**INSTRUCTIONS TO FOLLOW:**
Quote the data below in full, minus the images.

--- --- ---

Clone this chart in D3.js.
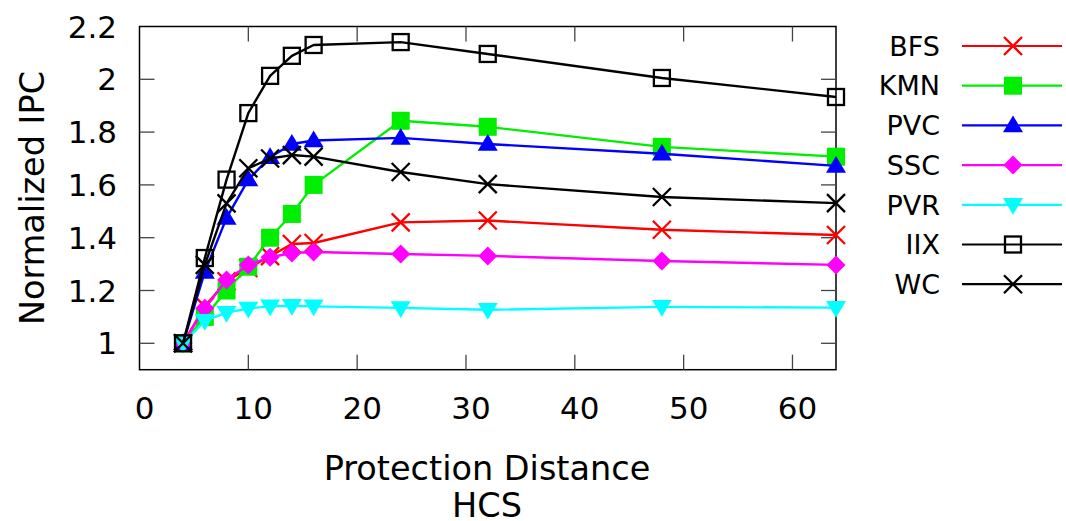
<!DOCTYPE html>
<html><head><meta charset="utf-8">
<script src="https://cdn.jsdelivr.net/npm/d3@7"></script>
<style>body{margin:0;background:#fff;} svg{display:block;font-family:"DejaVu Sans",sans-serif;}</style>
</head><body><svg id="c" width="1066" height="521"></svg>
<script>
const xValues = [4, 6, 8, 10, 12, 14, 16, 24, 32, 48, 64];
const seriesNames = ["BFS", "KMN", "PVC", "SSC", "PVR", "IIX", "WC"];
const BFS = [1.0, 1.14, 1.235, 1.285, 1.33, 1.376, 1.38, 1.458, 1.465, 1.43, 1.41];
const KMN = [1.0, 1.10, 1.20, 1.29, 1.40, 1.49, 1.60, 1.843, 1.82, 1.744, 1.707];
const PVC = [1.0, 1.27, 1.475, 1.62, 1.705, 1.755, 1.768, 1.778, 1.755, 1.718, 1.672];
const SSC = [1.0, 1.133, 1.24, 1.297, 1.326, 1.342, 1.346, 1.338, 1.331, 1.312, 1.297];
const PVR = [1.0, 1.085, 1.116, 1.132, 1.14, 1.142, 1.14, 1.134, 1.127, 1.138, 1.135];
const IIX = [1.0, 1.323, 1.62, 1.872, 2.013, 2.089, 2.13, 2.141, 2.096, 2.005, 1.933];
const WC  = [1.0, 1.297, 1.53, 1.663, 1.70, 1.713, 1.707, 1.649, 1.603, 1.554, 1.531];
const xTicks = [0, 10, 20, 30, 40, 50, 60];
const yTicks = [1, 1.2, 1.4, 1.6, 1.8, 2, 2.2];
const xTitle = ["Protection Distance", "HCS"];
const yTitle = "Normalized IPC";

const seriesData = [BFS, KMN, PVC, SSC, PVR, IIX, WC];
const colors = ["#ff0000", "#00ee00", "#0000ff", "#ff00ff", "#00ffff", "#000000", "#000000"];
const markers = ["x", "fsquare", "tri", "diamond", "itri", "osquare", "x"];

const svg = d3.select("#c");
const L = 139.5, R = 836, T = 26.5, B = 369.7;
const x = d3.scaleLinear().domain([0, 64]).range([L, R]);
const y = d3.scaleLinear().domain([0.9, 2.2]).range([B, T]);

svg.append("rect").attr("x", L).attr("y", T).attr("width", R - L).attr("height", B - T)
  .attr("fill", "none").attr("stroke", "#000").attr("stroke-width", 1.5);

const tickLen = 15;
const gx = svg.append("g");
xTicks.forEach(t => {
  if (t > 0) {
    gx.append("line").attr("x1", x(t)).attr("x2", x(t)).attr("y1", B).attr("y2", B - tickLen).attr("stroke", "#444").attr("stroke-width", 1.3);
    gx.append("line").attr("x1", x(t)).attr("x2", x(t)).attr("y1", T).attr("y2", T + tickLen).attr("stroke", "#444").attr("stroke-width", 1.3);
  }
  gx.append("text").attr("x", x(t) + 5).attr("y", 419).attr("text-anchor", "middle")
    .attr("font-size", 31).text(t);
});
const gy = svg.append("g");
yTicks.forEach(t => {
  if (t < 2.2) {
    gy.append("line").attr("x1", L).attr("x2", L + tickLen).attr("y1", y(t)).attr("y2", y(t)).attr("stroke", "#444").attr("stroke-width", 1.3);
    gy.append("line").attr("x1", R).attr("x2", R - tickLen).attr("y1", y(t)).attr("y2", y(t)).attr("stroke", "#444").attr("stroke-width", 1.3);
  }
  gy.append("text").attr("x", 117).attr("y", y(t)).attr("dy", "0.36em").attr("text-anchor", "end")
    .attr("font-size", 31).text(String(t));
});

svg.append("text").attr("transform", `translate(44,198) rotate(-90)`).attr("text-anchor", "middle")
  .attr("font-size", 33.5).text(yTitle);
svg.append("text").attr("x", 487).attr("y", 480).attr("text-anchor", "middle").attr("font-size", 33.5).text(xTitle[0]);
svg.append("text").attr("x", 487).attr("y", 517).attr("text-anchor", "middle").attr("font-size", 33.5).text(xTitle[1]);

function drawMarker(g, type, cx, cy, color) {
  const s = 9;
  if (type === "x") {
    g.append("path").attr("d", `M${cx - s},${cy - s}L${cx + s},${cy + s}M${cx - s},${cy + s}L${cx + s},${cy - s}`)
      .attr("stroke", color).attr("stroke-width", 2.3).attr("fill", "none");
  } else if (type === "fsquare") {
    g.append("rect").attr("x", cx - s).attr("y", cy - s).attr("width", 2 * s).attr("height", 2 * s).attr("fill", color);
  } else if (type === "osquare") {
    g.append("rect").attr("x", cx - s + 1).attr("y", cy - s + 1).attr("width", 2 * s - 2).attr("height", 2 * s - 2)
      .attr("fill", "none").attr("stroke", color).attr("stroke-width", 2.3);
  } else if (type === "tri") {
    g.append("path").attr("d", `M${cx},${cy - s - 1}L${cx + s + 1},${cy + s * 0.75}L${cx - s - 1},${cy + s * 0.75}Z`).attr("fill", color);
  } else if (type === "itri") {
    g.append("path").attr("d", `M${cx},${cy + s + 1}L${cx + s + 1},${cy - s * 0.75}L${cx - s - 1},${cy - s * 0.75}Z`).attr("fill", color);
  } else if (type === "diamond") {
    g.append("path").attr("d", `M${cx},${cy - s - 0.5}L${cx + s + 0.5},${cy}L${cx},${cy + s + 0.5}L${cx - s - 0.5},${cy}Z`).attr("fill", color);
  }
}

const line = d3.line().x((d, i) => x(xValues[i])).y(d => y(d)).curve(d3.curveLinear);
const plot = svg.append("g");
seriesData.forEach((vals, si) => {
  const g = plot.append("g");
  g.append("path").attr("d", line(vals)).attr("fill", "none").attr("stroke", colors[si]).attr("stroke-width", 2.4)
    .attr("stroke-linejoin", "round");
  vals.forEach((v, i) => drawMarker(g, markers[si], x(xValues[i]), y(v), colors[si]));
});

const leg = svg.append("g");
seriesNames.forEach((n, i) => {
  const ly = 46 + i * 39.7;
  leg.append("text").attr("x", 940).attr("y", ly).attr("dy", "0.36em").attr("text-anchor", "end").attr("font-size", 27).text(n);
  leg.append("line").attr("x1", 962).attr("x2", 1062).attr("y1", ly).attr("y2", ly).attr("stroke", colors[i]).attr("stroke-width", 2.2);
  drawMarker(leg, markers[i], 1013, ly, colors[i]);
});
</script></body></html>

--- --- ---

**SOLVED EXERCISE:**
Clone this chart in D3.js.
<!DOCTYPE html>
<html><head><meta charset="utf-8">
<script src="https://cdn.jsdelivr.net/npm/d3@7"></script>
<style>body{margin:0;background:#fff;} svg{display:block;font-family:"DejaVu Sans",sans-serif;}</style>
</head><body><svg id="c" width="1066" height="521"></svg>
<script>
const xValues = [4, 6, 8, 10, 12, 14, 16, 24, 32, 48, 64];
const seriesNames = ["BFS", "KMN", "PVC", "SSC", "PVR", "IIX", "WC"];
const BFS = [1.0, 1.14, 1.235, 1.285, 1.33, 1.376, 1.38, 1.458, 1.465, 1.43, 1.41];
const KMN = [1.0, 1.10, 1.20, 1.29, 1.40, 1.49, 1.60, 1.843, 1.82, 1.744, 1.707];
const PVC = [1.0, 1.27, 1.475, 1.62, 1.705, 1.755, 1.768, 1.778, 1.755, 1.718, 1.672];
const SSC = [1.0, 1.133, 1.24, 1.297, 1.326, 1.342, 1.346, 1.338, 1.331, 1.312, 1.297];
const PVR = [1.0, 1.085, 1.116, 1.132, 1.14, 1.142, 1.14, 1.134, 1.127, 1.138, 1.135];
const IIX = [1.0, 1.323, 1.62, 1.872, 2.013, 2.089, 2.13, 2.141, 2.096, 2.005, 1.933];
const WC  = [1.0, 1.297, 1.53, 1.663, 1.70, 1.713, 1.707, 1.649, 1.603, 1.554, 1.531];
const xTicks = [0, 10, 20, 30, 40, 50, 60];
const yTicks = [1, 1.2, 1.4, 1.6, 1.8, 2, 2.2];
const xTitle = ["Protection Distance", "HCS"];
const yTitle = "Normalized IPC";

const seriesData = [BFS, KMN, PVC, SSC, PVR, IIX, WC];
const colors = ["#ff0000", "#00ee00", "#0000ff", "#ff00ff", "#00ffff", "#000000", "#000000"];
const markers = ["x", "fsquare", "tri", "diamond", "itri", "osquare", "x"];

const svg = d3.select("#c");
const L = 139.5, R = 836, T = 26.5, B = 369.7;
const x = d3.scaleLinear().domain([0, 64]).range([L, R]);
const y = d3.scaleLinear().domain([0.9, 2.2]).range([B, T]);

svg.append("rect").attr("x", L).attr("y", T).attr("width", R - L).attr("height", B - T)
  .attr("fill", "none").attr("stroke", "#000").attr("stroke-width", 1.5);

const tickLen = 15;
const gx = svg.append("g");
xTicks.forEach(t => {
  if (t > 0) {
    gx.append("line").attr("x1", x(t)).attr("x2", x(t)).attr("y1", B).attr("y2", B - tickLen).attr("stroke", "#444").attr("stroke-width", 1.3);
    gx.append("line").attr("x1", x(t)).attr("x2", x(t)).attr("y1", T).attr("y2", T + tickLen).attr("stroke", "#444").attr("stroke-width", 1.3);
  }
  gx.append("text").attr("x", x(t) + 5).attr("y", 419).attr("text-anchor", "middle")
    .attr("font-size", 31).text(t);
});
const gy = svg.append("g");
yTicks.forEach(t => {
  if (t < 2.2) {
    gy.append("line").attr("x1", L).attr("x2", L + tickLen).attr("y1", y(t)).attr("y2", y(t)).attr("stroke", "#444").attr("stroke-width", 1.3);
    gy.append("line").attr("x1", R).attr("x2", R - tickLen).attr("y1", y(t)).attr("y2", y(t)).attr("stroke", "#444").attr("stroke-width", 1.3);
  }
  gy.append("text").attr("x", 117).attr("y", y(t)).attr("dy", "0.36em").attr("text-anchor", "end")
    .attr("font-size", 31).text(String(t));
});

svg.append("text").attr("transform", `translate(44,198) rotate(-90)`).attr("text-anchor", "middle")
  .attr("font-size", 33.5).text(yTitle);
svg.append("text").attr("x", 487).attr("y", 480).attr("text-anchor", "middle").attr("font-size", 33.5).text(xTitle[0]);
svg.append("text").attr("x", 487).attr("y", 517).attr("text-anchor", "middle").attr("font-size", 33.5).text(xTitle[1]);

function drawMarker(g, type, cx, cy, color) {
  const s = 9;
  if (type === "x") {
    g.append("path").attr("d", `M${cx - s},${cy - s}L${cx + s},${cy + s}M${cx - s},${cy + s}L${cx + s},${cy - s}`)
      .attr("stroke", color).attr("stroke-width", 2.3).attr("fill", "none");
  } else if (type === "fsquare") {
    g.append("rect").attr("x", cx - s).attr("y", cy - s).attr("width", 2 * s).attr("height", 2 * s).attr("fill", color);
  } else if (type === "osquare") {
    g.append("rect").attr("x", cx - s + 1).attr("y", cy - s + 1).attr("width", 2 * s - 2).attr("height", 2 * s - 2)
      .attr("fill", "none").attr("stroke", color).attr("stroke-width", 2.3);
  } else if (type === "tri") {
    g.append("path").attr("d", `M${cx},${cy - s - 1}L${cx + s + 1},${cy + s * 0.75}L${cx - s - 1},${cy + s * 0.75}Z`).attr("fill", color);
  } else if (type === "itri") {
    g.append("path").attr("d", `M${cx},${cy + s + 1}L${cx + s + 1},${cy - s * 0.75}L${cx - s - 1},${cy - s * 0.75}Z`).attr("fill", color);
  } else if (type === "diamond") {
    g.append("path").attr("d", `M${cx},${cy - s - 0.5}L${cx + s + 0.5},${cy}L${cx},${cy + s + 0.5}L${cx - s - 0.5},${cy}Z`).attr("fill", color);
  }
}

const line = d3.line().x((d, i) => x(xValues[i])).y(d => y(d)).curve(d3.curveLinear);
const plot = svg.append("g");
seriesData.forEach((vals, si) => {
  const g = plot.append("g");
  g.append("path").attr("d", line(vals)).attr("fill", "none").attr("stroke", colors[si]).attr("stroke-width", 2.4)
    .attr("stroke-linejoin", "round");
  vals.forEach((v, i) => drawMarker(g, markers[si], x(xValues[i]), y(v), colors[si]));
});

const leg = svg.append("g");
seriesNames.forEach((n, i) => {
  const ly = 46 + i * 39.7;
  leg.append("text").attr("x", 940).attr("y", ly).attr("dy", "0.36em").attr("text-anchor", "end").attr("font-size", 27).text(n);
  leg.append("line").attr("x1", 962).attr("x2", 1062).attr("y1", ly).attr("y2", ly).attr("stroke", colors[i]).attr("stroke-width", 2.2);
  drawMarker(leg, markers[i], 1013, ly, colors[i]);
});
</script></body></html>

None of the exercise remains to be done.